Flexible cluster topology for better capacity planning
IRIS FailSafe allows for N+1 or N+M and ring or star cluster configurations, so that users can plan for the backup capacity that best suits their requirements. In an N+1 cluster configuration, 1 system is designated as the dedicated backup system for N primary systems and must be able to assume the workload of the highest capacity system. In the N+M configuration, multiple systems can be designated as backups, along with doing their primary activities. Flexible and user configurable failover policies allow the users to manage the environment and workload distribution as per their needs.

Protecting Data Integrity
Within an HA cluster, IRIS FailSafe not only makes applications highly available, it also ensures data integrity by making sure that in an event of a failover of services, the failed node does not inadvertently (and most undesirably) attempt to write to the data store again. Using the cluster membership protocols, when a node is determined to be down, it is reset by one of the other cluster members, in order to prevent the "split brain syndrome". Without this guarantee, having more than one node simultaneously accessing a disk could compromise data integrity.

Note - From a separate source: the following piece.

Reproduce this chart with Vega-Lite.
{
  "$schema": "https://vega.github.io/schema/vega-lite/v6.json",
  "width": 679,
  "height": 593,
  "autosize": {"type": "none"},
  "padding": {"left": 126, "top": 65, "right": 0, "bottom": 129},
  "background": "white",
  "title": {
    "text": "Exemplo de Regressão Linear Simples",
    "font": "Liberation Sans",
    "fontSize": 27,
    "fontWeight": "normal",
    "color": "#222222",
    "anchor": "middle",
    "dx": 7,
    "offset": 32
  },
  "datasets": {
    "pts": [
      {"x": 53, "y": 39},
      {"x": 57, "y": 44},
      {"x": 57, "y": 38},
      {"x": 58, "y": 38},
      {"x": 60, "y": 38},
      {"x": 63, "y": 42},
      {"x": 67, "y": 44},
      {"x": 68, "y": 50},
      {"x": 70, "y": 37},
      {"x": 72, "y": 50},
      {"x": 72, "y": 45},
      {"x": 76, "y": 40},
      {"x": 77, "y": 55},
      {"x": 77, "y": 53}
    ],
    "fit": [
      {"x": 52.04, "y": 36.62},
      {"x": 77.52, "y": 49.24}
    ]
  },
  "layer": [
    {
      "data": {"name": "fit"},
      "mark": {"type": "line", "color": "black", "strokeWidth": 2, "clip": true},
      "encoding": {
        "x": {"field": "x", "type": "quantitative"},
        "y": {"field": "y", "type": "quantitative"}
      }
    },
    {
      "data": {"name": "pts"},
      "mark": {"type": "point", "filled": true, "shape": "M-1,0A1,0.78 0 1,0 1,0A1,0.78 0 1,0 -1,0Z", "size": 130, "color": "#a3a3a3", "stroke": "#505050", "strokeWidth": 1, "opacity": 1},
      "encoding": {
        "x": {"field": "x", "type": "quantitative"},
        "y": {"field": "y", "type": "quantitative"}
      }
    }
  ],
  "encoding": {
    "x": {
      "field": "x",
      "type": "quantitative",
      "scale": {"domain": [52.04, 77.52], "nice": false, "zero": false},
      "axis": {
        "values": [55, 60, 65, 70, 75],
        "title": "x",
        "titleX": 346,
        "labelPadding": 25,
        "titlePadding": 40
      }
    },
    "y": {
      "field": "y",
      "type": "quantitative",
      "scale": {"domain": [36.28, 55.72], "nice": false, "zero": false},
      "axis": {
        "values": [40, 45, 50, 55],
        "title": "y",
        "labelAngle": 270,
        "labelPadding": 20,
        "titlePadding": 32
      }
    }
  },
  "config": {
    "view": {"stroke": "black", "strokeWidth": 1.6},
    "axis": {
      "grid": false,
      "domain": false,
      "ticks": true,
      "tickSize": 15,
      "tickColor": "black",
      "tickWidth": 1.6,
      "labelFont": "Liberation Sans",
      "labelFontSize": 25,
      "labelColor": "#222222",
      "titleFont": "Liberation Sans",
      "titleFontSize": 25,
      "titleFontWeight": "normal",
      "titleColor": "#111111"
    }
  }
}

Enhancing Availability in the Entire Processing Environment
HA clusters created with IRIS FailSafe provide a strong foundation for hosting highly available services for your mission critical environments. However, several other factors must be considered and the environment must be designed top-to-bottom for HA. The cluster environment should be setup to eliminate as many single points of failures as possible, and factors such as power failure should be addressed.